INFORMATION GIVEN:
-*-

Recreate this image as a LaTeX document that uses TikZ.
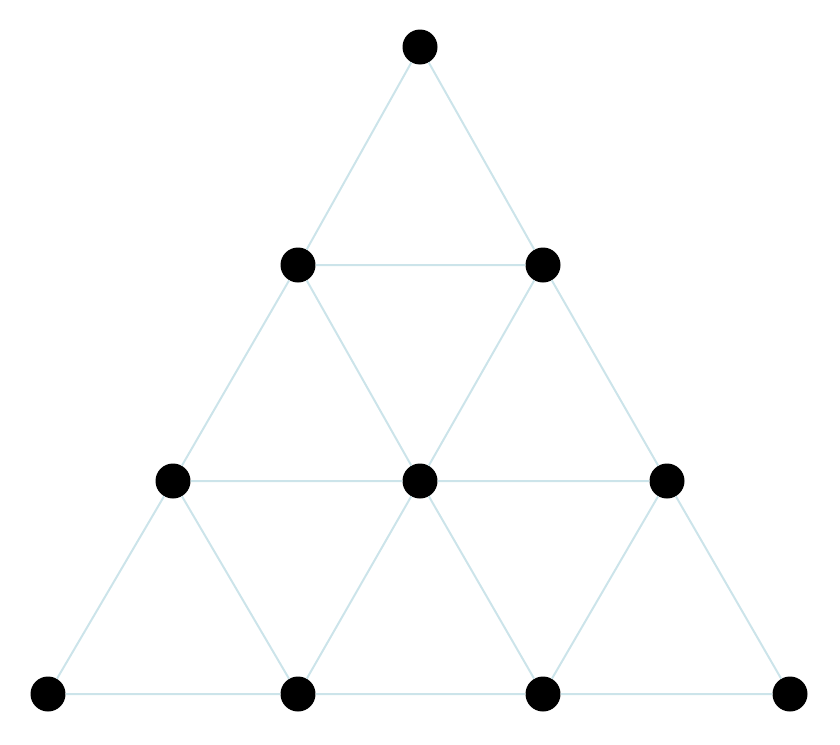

-*-

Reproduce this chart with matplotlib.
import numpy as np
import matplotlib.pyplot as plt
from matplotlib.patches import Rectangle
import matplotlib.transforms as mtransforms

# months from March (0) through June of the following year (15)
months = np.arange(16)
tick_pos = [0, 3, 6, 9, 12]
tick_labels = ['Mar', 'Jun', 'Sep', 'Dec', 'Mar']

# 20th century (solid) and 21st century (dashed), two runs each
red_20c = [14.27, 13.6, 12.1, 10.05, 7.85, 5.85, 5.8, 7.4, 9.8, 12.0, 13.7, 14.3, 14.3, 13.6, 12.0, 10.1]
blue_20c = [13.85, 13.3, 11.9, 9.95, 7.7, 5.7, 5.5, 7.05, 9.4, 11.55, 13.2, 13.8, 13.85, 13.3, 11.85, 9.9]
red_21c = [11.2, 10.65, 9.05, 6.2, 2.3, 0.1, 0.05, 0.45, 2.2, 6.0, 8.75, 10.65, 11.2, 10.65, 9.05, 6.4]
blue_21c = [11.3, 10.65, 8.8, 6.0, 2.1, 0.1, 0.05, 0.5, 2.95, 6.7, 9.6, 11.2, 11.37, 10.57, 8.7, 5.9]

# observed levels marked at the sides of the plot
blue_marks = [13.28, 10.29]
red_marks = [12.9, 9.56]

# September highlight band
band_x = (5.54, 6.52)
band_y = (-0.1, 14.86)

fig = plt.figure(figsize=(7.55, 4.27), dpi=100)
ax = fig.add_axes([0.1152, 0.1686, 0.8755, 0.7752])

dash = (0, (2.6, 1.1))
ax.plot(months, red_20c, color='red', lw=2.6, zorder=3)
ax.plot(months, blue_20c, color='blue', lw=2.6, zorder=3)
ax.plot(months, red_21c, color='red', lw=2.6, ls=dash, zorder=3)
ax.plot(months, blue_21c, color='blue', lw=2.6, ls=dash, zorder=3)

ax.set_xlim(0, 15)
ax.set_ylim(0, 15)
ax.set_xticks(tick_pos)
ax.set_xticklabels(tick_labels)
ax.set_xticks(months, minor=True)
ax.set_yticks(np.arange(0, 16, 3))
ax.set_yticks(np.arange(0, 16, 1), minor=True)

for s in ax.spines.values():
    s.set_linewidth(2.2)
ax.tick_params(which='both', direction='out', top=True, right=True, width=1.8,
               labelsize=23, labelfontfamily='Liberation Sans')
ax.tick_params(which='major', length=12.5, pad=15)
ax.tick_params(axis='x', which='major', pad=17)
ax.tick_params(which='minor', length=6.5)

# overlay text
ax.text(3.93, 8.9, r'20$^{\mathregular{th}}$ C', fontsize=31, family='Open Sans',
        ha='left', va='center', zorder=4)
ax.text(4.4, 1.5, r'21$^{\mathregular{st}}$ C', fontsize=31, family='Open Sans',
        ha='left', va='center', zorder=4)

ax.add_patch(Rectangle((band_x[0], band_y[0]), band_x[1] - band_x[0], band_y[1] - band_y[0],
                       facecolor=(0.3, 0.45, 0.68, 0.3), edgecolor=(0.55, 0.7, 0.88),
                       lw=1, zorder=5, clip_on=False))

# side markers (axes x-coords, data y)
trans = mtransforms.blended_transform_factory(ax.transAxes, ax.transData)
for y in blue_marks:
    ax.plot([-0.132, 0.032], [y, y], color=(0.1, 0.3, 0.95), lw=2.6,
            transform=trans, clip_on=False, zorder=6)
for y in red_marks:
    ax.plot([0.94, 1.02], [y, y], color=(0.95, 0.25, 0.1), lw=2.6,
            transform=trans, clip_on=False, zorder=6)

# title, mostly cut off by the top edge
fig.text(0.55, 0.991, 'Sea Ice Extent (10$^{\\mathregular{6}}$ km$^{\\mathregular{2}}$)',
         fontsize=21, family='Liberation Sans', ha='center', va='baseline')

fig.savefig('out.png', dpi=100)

-*-

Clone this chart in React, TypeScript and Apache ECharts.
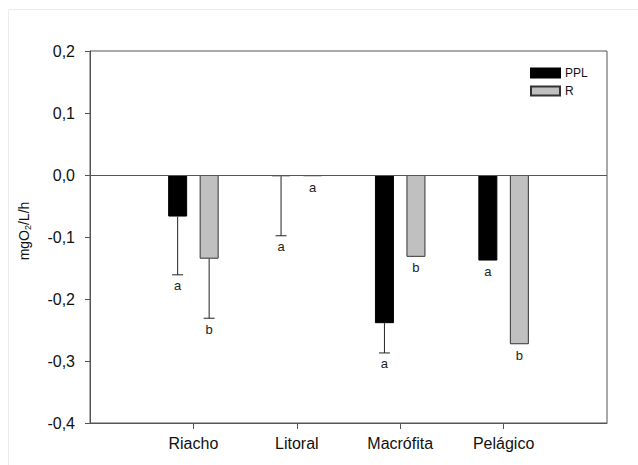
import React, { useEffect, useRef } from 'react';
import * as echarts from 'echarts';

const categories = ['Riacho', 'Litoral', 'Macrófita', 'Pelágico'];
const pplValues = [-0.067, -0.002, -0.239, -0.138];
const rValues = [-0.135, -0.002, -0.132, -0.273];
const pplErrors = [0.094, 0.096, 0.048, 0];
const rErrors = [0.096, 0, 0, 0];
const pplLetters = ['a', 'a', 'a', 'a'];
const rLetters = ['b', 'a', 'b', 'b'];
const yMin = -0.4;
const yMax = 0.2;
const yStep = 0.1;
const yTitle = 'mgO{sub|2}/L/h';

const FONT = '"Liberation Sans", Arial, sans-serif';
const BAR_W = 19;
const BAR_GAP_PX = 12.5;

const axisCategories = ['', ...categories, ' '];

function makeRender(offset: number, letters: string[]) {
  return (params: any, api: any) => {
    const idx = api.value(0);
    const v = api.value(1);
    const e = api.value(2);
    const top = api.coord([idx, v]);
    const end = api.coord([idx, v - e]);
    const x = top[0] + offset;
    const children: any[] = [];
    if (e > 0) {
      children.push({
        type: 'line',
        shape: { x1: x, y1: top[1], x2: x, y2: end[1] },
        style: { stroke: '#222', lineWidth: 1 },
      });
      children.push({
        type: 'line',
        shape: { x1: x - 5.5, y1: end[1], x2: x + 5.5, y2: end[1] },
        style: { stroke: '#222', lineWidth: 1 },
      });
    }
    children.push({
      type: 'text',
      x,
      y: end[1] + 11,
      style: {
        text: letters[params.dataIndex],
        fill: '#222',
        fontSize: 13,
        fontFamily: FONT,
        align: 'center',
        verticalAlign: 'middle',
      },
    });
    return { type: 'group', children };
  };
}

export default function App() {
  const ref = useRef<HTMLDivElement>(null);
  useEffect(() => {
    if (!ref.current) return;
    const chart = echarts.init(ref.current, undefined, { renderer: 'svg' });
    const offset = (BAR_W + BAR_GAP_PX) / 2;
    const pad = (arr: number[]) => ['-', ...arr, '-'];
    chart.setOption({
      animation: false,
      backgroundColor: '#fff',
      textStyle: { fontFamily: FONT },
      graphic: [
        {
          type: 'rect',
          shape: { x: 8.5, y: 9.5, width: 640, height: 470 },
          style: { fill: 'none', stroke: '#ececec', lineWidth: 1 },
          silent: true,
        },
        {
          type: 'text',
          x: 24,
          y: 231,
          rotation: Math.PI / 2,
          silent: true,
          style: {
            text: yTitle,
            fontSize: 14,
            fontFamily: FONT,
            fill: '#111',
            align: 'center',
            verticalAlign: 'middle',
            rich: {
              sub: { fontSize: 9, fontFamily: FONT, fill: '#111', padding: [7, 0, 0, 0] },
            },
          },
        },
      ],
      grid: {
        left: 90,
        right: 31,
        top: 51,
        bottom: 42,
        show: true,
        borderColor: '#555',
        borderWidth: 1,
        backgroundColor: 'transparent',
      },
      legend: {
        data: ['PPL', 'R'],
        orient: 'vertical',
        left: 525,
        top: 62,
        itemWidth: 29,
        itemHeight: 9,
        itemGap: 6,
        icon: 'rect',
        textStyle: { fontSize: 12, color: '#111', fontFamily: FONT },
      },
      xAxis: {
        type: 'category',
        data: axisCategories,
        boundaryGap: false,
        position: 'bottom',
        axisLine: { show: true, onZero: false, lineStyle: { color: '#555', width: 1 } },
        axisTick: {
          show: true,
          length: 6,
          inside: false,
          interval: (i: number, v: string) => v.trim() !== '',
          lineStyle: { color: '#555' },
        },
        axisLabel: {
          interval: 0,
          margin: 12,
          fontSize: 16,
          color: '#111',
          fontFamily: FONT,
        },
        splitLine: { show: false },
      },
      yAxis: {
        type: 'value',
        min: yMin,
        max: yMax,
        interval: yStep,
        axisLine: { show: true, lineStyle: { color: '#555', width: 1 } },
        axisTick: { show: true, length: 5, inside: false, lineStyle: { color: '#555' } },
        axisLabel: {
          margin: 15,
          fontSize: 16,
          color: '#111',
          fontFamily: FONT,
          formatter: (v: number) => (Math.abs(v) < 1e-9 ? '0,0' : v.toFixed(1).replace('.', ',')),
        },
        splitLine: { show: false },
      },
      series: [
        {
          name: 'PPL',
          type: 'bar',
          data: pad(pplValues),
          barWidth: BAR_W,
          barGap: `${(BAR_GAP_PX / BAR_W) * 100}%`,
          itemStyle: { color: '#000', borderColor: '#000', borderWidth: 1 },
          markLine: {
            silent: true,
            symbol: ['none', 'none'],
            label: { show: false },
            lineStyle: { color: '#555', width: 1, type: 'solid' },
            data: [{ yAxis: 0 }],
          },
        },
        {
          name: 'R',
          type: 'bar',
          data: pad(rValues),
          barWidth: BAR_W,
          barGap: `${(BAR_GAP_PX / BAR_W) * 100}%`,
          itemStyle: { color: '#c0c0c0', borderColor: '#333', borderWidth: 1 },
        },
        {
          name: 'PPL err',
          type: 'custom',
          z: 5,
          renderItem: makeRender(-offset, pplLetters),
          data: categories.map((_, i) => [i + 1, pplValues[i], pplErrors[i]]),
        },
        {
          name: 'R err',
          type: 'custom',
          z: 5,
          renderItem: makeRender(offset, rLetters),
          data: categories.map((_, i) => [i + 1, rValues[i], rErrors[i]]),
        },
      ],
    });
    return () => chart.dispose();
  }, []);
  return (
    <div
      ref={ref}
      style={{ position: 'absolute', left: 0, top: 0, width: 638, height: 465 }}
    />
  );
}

-*-

Working from the data above, extract solely the lines from the one containing "Reproduce this chart with matplotlib." through the one containing "band_y = (-0.1, 14.86)", exactly as they appear, both included.

Reproduce this chart with matplotlib.
import numpy as np
import matplotlib.pyplot as plt
from matplotlib.patches import Rectangle
import matplotlib.transforms as mtransforms

# months from March (0) through June of the following year (15)
months = np.arange(16)
tick_pos = [0, 3, 6, 9, 12]
tick_labels = ['Mar', 'Jun', 'Sep', 'Dec', 'Mar']

# 20th century (solid) and 21st century (dashed), two runs each
red_20c = [14.27, 13.6, 12.1, 10.05, 7.85, 5.85, 5.8, 7.4, 9.8, 12.0, 13.7, 14.3, 14.3, 13.6, 12.0, 10.1]
blue_20c = [13.85, 13.3, 11.9, 9.95, 7.7, 5.7, 5.5, 7.05, 9.4, 11.55, 13.2, 13.8, 13.85, 13.3, 11.85, 9.9]
red_21c = [11.2, 10.65, 9.05, 6.2, 2.3, 0.1, 0.05, 0.45, 2.2, 6.0, 8.75, 10.65, 11.2, 10.65, 9.05, 6.4]
blue_21c = [11.3, 10.65, 8.8, 6.0, 2.1, 0.1, 0.05, 0.5, 2.95, 6.7, 9.6, 11.2, 11.37, 10.57, 8.7, 5.9]

# observed levels marked at the sides of the plot
blue_marks = [13.28, 10.29]
red_marks = [12.9, 9.56]

# September highlight band
band_x = (5.54, 6.52)
band_y = (-0.1, 14.86)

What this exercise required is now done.